## Source material
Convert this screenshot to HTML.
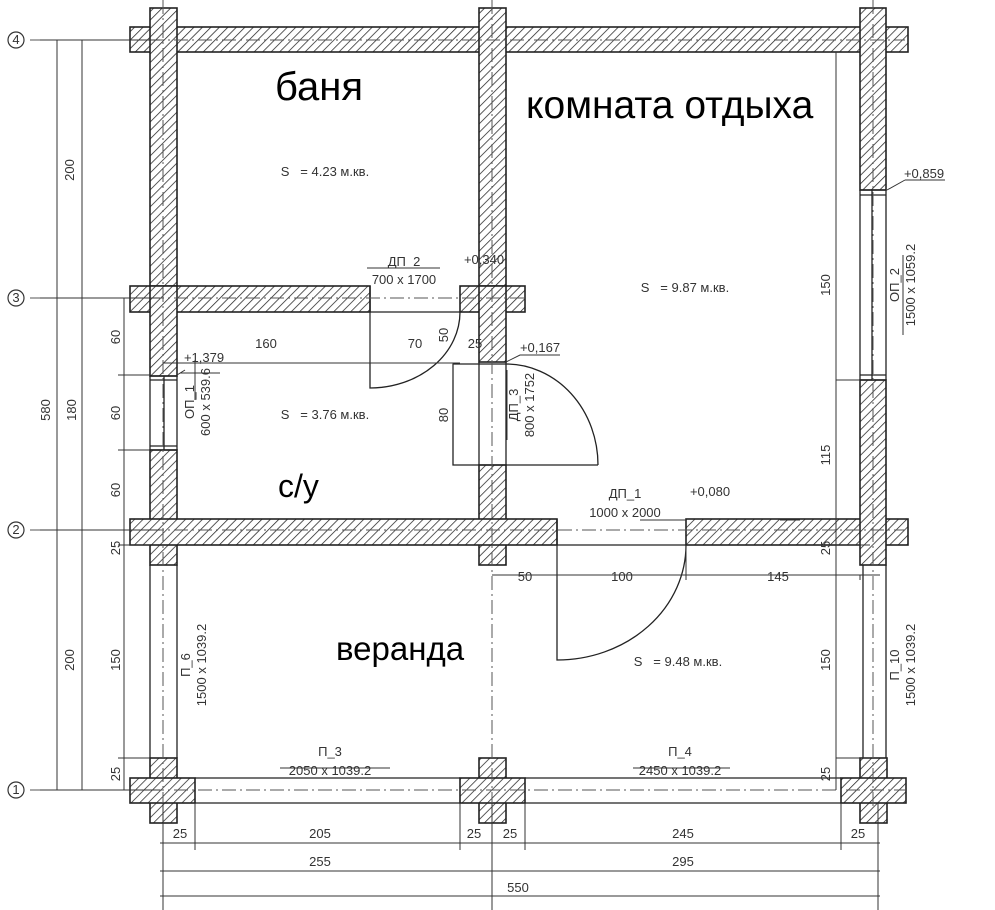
<!DOCTYPE html>
<html><head><meta charset="utf-8"><style>
html,body{margin:0;padding:0;background:#fff;}
svg{display:block;}
.t{font-family:"Liberation Sans",sans-serif;font-size:13px;fill:#333;}
.b{font-family:"Liberation Sans",sans-serif;fill:#000;}
</style></head><body>
<svg width="995" height="910" viewBox="0 0 995 910" xmlns="http://www.w3.org/2000/svg">
<defs>
<pattern id="h" patternUnits="userSpaceOnUse" width="6" height="6" patternTransform="rotate(45)">
<rect width="6" height="6" fill="#fff"/><line x1="0" y1="0" x2="0" y2="6" stroke="#222" stroke-width="1.5"/>
</pattern>
</defs>
<rect width="995" height="910" fill="#fff"/>
<g fill="url(#h)" stroke="#222" stroke-width="1.6">
<rect x="130" y="27" width="778" height="25"/>
<rect x="150" y="8" width="27" height="290"/>
<rect x="479" y="8" width="27" height="290"/>
<rect x="860" y="8" width="26" height="182"/>
<rect x="130" y="286" width="240" height="26"/>
<rect x="460" y="286" width="65" height="26"/>
<rect x="150" y="286" width="27" height="90"/>
<rect x="479" y="286" width="27" height="76"/>
<rect x="150" y="450" width="27" height="115"/>
<rect x="479" y="465" width="27" height="100"/>
<rect x="130" y="519" width="427" height="26"/>
<rect x="686" y="519" width="222" height="26"/>
<rect x="860" y="380" width="26" height="185"/>
<rect x="150" y="758" width="27" height="65"/>
<rect x="130" y="778" width="65" height="25"/>
<rect x="479" y="758" width="27" height="65"/>
<rect x="460" y="778" width="65" height="25"/>
<rect x="860" y="758" width="27" height="65"/>
<rect x="841" y="778" width="65" height="25"/>
</g>
<g fill="url(#h)" stroke="none">
<rect x="151" y="28" width="25" height="23"/><rect x="480" y="28" width="25" height="23"/><rect x="861" y="28" width="24" height="23"/>
<rect x="151" y="287" width="25" height="24"/><rect x="480" y="287" width="25" height="24"/>
<rect x="151" y="520" width="25" height="24"/><rect x="480" y="520" width="25" height="24"/><rect x="861" y="520" width="24" height="24"/>
<rect x="151" y="779" width="25" height="23"/><rect x="480" y="779" width="25" height="23"/><rect x="861" y="779" width="25" height="23"/>
</g>
<g stroke="#222" stroke-width="1.3" fill="none">
<path d="M150 376V450M177 376V450M164 376V450M150 376H177M150 380H177M150 446H177M150 450H177"/>
<path d="M860 190V380M886 190V380M872 190V380M860 190H886M860 195H886M860 375H886M860 380H886"/>
<path d="M479 362V465M506 362V465M370 286V312M370 312H460M557 519V545M557 545H686"/>
<path d="M150 565V758M177 565V758M863 565V758M886 565V758M195 778H460M195 803H460M525 778H841M525 803H841"/>
<path d="M370 312V388A90 76 0 0 0 460 312"/>
<path d="M453 364H506M453 364V465H598M506 364A92 101 0 0 1 598 465"/>
<path d="M557 545V660A129 115 0 0 0 686 545"/>
</g>
<g stroke="#555" stroke-width="1" fill="none" stroke-dasharray="14 4 2 4">
<path d="M30 40H905M30 298H525M30 530H905M30 790H905"/>
<path d="M163 0V810M492 0V900M873 0V810"/>
</g>
<g stroke="#333" stroke-width="1" fill="none">
<path d="M57 40V790M82 40V790M124 298V790M40 40H160M40 298H160M40 530H160M40 790H160"/>
<path d="M118 375H150M118 450H150M118 545H150M118 758H150"/>
<path d="M163 363H460M370 363V312M453 363V380M836 52V790M836 380H860M836 545H870M836 758H870"/>
<path d="M492 575H880M557 545V580M686 545V580M860 575V580"/>
<path d="M160 843H880M160 871H880M160 896H880M163 803V910M492 803V910M878 803V910M195 803V850M460 803V850M525 803V850M841 803V850"/>
<path d="M367 268H440M640 520H686M780 520H800M280 768H390M633 768H730M180 373H220M905 180H945M887 190L905 180M177 375L185 370M506 362L520 355H560"/>
<path d="M903 255V335M195 400V360M507 440V370"/>
</g>
<g stroke="#333" stroke-width="1.2" fill="#fff">
<circle cx="16" cy="40" r="8"/><circle cx="16" cy="298" r="8"/><circle cx="16" cy="530" r="8"/><circle cx="16" cy="790" r="8"/>
</g>
<g class="t" text-anchor="middle" font-size="11">
<text x="16" y="44">4</text><text x="16" y="302">3</text><text x="16" y="534">2</text><text x="16" y="794">1</text>
</g>
<g class="t" text-anchor="middle">
<text x="325" y="176">S &#160; = 4.23 м.кв.</text>
<text x="685" y="292">S &#160; = 9.87 м.кв.</text>
<text x="325" y="419">S &#160; = 3.76 м.кв.</text>
<text x="678" y="666">S &#160; = 9.48 м.кв.</text>
<text x="404" y="266">ДП_2</text><text x="404" y="284">700 x 1700</text>
<text x="484" y="264">+0,340</text>
<text x="924" y="178">+0,859</text>
<text x="204" y="362">+1,379</text>
<text x="540" y="352">+0,167</text>
<text x="710" y="496">+0,080</text>
<text x="625" y="498">ДП_1</text><text x="625" y="517">1000 x 2000</text>
<text x="266" y="348">160</text><text x="415" y="348">70</text><text x="475" y="348">25</text>
<text x="525" y="581">50</text><text x="622" y="581">100</text><text x="778" y="581">145</text>
<text x="330" y="756">П_3</text><text x="330" y="775">2050 x 1039.2</text>
<text x="680" y="756">П_4</text><text x="680" y="775">2450 x 1039.2</text>
<text x="180" y="838">25</text><text x="320" y="838">205</text><text x="474" y="838">25</text><text x="510" y="838">25</text><text x="683" y="838">245</text><text x="858" y="838">25</text>
<text x="320" y="866">255</text><text x="683" y="866">295</text><text x="518" y="892">550</text>
</g>
<g class="t" text-anchor="middle">
<text transform="translate(74,170) rotate(-90)">200</text>
<text transform="translate(50,410) rotate(-90)">580</text>
<text transform="translate(76,410) rotate(-90)">180</text>
<text transform="translate(74,660) rotate(-90)">200</text>
<text transform="translate(120,337) rotate(-90)">60</text>
<text transform="translate(120,413) rotate(-90)">60</text>
<text transform="translate(120,490) rotate(-90)">60</text>
<text transform="translate(120,548) rotate(-90)">25</text>
<text transform="translate(120,660) rotate(-90)">150</text>
<text transform="translate(120,774) rotate(-90)">25</text>
<text transform="translate(448,335) rotate(-90)">50</text>
<text transform="translate(448,415) rotate(-90)">80</text>
<text transform="translate(830,285) rotate(-90)">150</text>
<text transform="translate(830,455) rotate(-90)">115</text>
<text transform="translate(830,548) rotate(-90)">25</text>
<text transform="translate(830,660) rotate(-90)">150</text>
<text transform="translate(830,774) rotate(-90)">25</text>
<text transform="translate(194,402) rotate(-90)">ОП_1</text><text transform="translate(210,402) rotate(-90)">600 x 539.6</text>
<text transform="translate(518,405) rotate(-90)">ДП_3</text><text transform="translate(534,405) rotate(-90)">800 x 1752</text>
<text transform="translate(899,285) rotate(-90)">ОП_2</text><text transform="translate(915,285) rotate(-90)">1500 x 1059.2</text>
<text transform="translate(190,665) rotate(-90)">П_6</text><text transform="translate(206,665) rotate(-90)">1500 x 1039.2</text>
<text transform="translate(899,665) rotate(-90)">П_10</text><text transform="translate(915,665) rotate(-90)">1500 x 1039.2</text>
</g>
<text class="b" x="275" y="100" font-size="40">баня</text>
<text class="b" x="526" y="118" font-size="39">комната отдыха</text>
<text class="b" x="278" y="497" font-size="32">с/у</text>
<text class="b" x="336" y="660" font-size="33">веранда</text>
</svg>
</body></html>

## Exercise requirements
Repeat the data exactly, without the pictures.

## Result of this exercise
Convert this screenshot to HTML.
<!DOCTYPE html>
<html><head><meta charset="utf-8"><style>
html,body{margin:0;padding:0;background:#fff;}
svg{display:block;}
.t{font-family:"Liberation Sans",sans-serif;font-size:13px;fill:#333;}
.b{font-family:"Liberation Sans",sans-serif;fill:#000;}
</style></head><body>
<svg width="995" height="910" viewBox="0 0 995 910" xmlns="http://www.w3.org/2000/svg">
<defs>
<pattern id="h" patternUnits="userSpaceOnUse" width="6" height="6" patternTransform="rotate(45)">
<rect width="6" height="6" fill="#fff"/><line x1="0" y1="0" x2="0" y2="6" stroke="#222" stroke-width="1.5"/>
</pattern>
</defs>
<rect width="995" height="910" fill="#fff"/>
<g fill="url(#h)" stroke="#222" stroke-width="1.6">
<rect x="130" y="27" width="778" height="25"/>
<rect x="150" y="8" width="27" height="290"/>
<rect x="479" y="8" width="27" height="290"/>
<rect x="860" y="8" width="26" height="182"/>
<rect x="130" y="286" width="240" height="26"/>
<rect x="460" y="286" width="65" height="26"/>
<rect x="150" y="286" width="27" height="90"/>
<rect x="479" y="286" width="27" height="76"/>
<rect x="150" y="450" width="27" height="115"/>
<rect x="479" y="465" width="27" height="100"/>
<rect x="130" y="519" width="427" height="26"/>
<rect x="686" y="519" width="222" height="26"/>
<rect x="860" y="380" width="26" height="185"/>
<rect x="150" y="758" width="27" height="65"/>
<rect x="130" y="778" width="65" height="25"/>
<rect x="479" y="758" width="27" height="65"/>
<rect x="460" y="778" width="65" height="25"/>
<rect x="860" y="758" width="27" height="65"/>
<rect x="841" y="778" width="65" height="25"/>
</g>
<g fill="url(#h)" stroke="none">
<rect x="151" y="28" width="25" height="23"/><rect x="480" y="28" width="25" height="23"/><rect x="861" y="28" width="24" height="23"/>
<rect x="151" y="287" width="25" height="24"/><rect x="480" y="287" width="25" height="24"/>
<rect x="151" y="520" width="25" height="24"/><rect x="480" y="520" width="25" height="24"/><rect x="861" y="520" width="24" height="24"/>
<rect x="151" y="779" width="25" height="23"/><rect x="480" y="779" width="25" height="23"/><rect x="861" y="779" width="25" height="23"/>
</g>
<g stroke="#222" stroke-width="1.3" fill="none">
<path d="M150 376V450M177 376V450M164 376V450M150 376H177M150 380H177M150 446H177M150 450H177"/>
<path d="M860 190V380M886 190V380M872 190V380M860 190H886M860 195H886M860 375H886M860 380H886"/>
<path d="M479 362V465M506 362V465M370 286V312M370 312H460M557 519V545M557 545H686"/>
<path d="M150 565V758M177 565V758M863 565V758M886 565V758M195 778H460M195 803H460M525 778H841M525 803H841"/>
<path d="M370 312V388A90 76 0 0 0 460 312"/>
<path d="M453 364H506M453 364V465H598M506 364A92 101 0 0 1 598 465"/>
<path d="M557 545V660A129 115 0 0 0 686 545"/>
</g>
<g stroke="#555" stroke-width="1" fill="none" stroke-dasharray="14 4 2 4">
<path d="M30 40H905M30 298H525M30 530H905M30 790H905"/>
<path d="M163 0V810M492 0V900M873 0V810"/>
</g>
<g stroke="#333" stroke-width="1" fill="none">
<path d="M57 40V790M82 40V790M124 298V790M40 40H160M40 298H160M40 530H160M40 790H160"/>
<path d="M118 375H150M118 450H150M118 545H150M118 758H150"/>
<path d="M163 363H460M370 363V312M453 363V380M836 52V790M836 380H860M836 545H870M836 758H870"/>
<path d="M492 575H880M557 545V580M686 545V580M860 575V580"/>
<path d="M160 843H880M160 871H880M160 896H880M163 803V910M492 803V910M878 803V910M195 803V850M460 803V850M525 803V850M841 803V850"/>
<path d="M367 268H440M640 520H686M780 520H800M280 768H390M633 768H730M180 373H220M905 180H945M887 190L905 180M177 375L185 370M506 362L520 355H560"/>
<path d="M903 255V335M195 400V360M507 440V370"/>
</g>
<g stroke="#333" stroke-width="1.2" fill="#fff">
<circle cx="16" cy="40" r="8"/><circle cx="16" cy="298" r="8"/><circle cx="16" cy="530" r="8"/><circle cx="16" cy="790" r="8"/>
</g>
<g class="t" text-anchor="middle" font-size="11">
<text x="16" y="44">4</text><text x="16" y="302">3</text><text x="16" y="534">2</text><text x="16" y="794">1</text>
</g>
<g class="t" text-anchor="middle">
<text x="325" y="176">S &#160; = 4.23 м.кв.</text>
<text x="685" y="292">S &#160; = 9.87 м.кв.</text>
<text x="325" y="419">S &#160; = 3.76 м.кв.</text>
<text x="678" y="666">S &#160; = 9.48 м.кв.</text>
<text x="404" y="266">ДП_2</text><text x="404" y="284">700 x 1700</text>
<text x="484" y="264">+0,340</text>
<text x="924" y="178">+0,859</text>
<text x="204" y="362">+1,379</text>
<text x="540" y="352">+0,167</text>
<text x="710" y="496">+0,080</text>
<text x="625" y="498">ДП_1</text><text x="625" y="517">1000 x 2000</text>
<text x="266" y="348">160</text><text x="415" y="348">70</text><text x="475" y="348">25</text>
<text x="525" y="581">50</text><text x="622" y="581">100</text><text x="778" y="581">145</text>
<text x="330" y="756">П_3</text><text x="330" y="775">2050 x 1039.2</text>
<text x="680" y="756">П_4</text><text x="680" y="775">2450 x 1039.2</text>
<text x="180" y="838">25</text><text x="320" y="838">205</text><text x="474" y="838">25</text><text x="510" y="838">25</text><text x="683" y="838">245</text><text x="858" y="838">25</text>
<text x="320" y="866">255</text><text x="683" y="866">295</text><text x="518" y="892">550</text>
</g>
<g class="t" text-anchor="middle">
<text transform="translate(74,170) rotate(-90)">200</text>
<text transform="translate(50,410) rotate(-90)">580</text>
<text transform="translate(76,410) rotate(-90)">180</text>
<text transform="translate(74,660) rotate(-90)">200</text>
<text transform="translate(120,337) rotate(-90)">60</text>
<text transform="translate(120,413) rotate(-90)">60</text>
<text transform="translate(120,490) rotate(-90)">60</text>
<text transform="translate(120,548) rotate(-90)">25</text>
<text transform="translate(120,660) rotate(-90)">150</text>
<text transform="translate(120,774) rotate(-90)">25</text>
<text transform="translate(448,335) rotate(-90)">50</text>
<text transform="translate(448,415) rotate(-90)">80</text>
<text transform="translate(830,285) rotate(-90)">150</text>
<text transform="translate(830,455) rotate(-90)">115</text>
<text transform="translate(830,548) rotate(-90)">25</text>
<text transform="translate(830,660) rotate(-90)">150</text>
<text transform="translate(830,774) rotate(-90)">25</text>
<text transform="translate(194,402) rotate(-90)">ОП_1</text><text transform="translate(210,402) rotate(-90)">600 x 539.6</text>
<text transform="translate(518,405) rotate(-90)">ДП_3</text><text transform="translate(534,405) rotate(-90)">800 x 1752</text>
<text transform="translate(899,285) rotate(-90)">ОП_2</text><text transform="translate(915,285) rotate(-90)">1500 x 1059.2</text>
<text transform="translate(190,665) rotate(-90)">П_6</text><text transform="translate(206,665) rotate(-90)">1500 x 1039.2</text>
<text transform="translate(899,665) rotate(-90)">П_10</text><text transform="translate(915,665) rotate(-90)">1500 x 1039.2</text>
</g>
<text class="b" x="275" y="100" font-size="40">баня</text>
<text class="b" x="526" y="118" font-size="39">комната отдыха</text>
<text class="b" x="278" y="497" font-size="32">с/у</text>
<text class="b" x="336" y="660" font-size="33">веранда</text>
</svg>
</body></html>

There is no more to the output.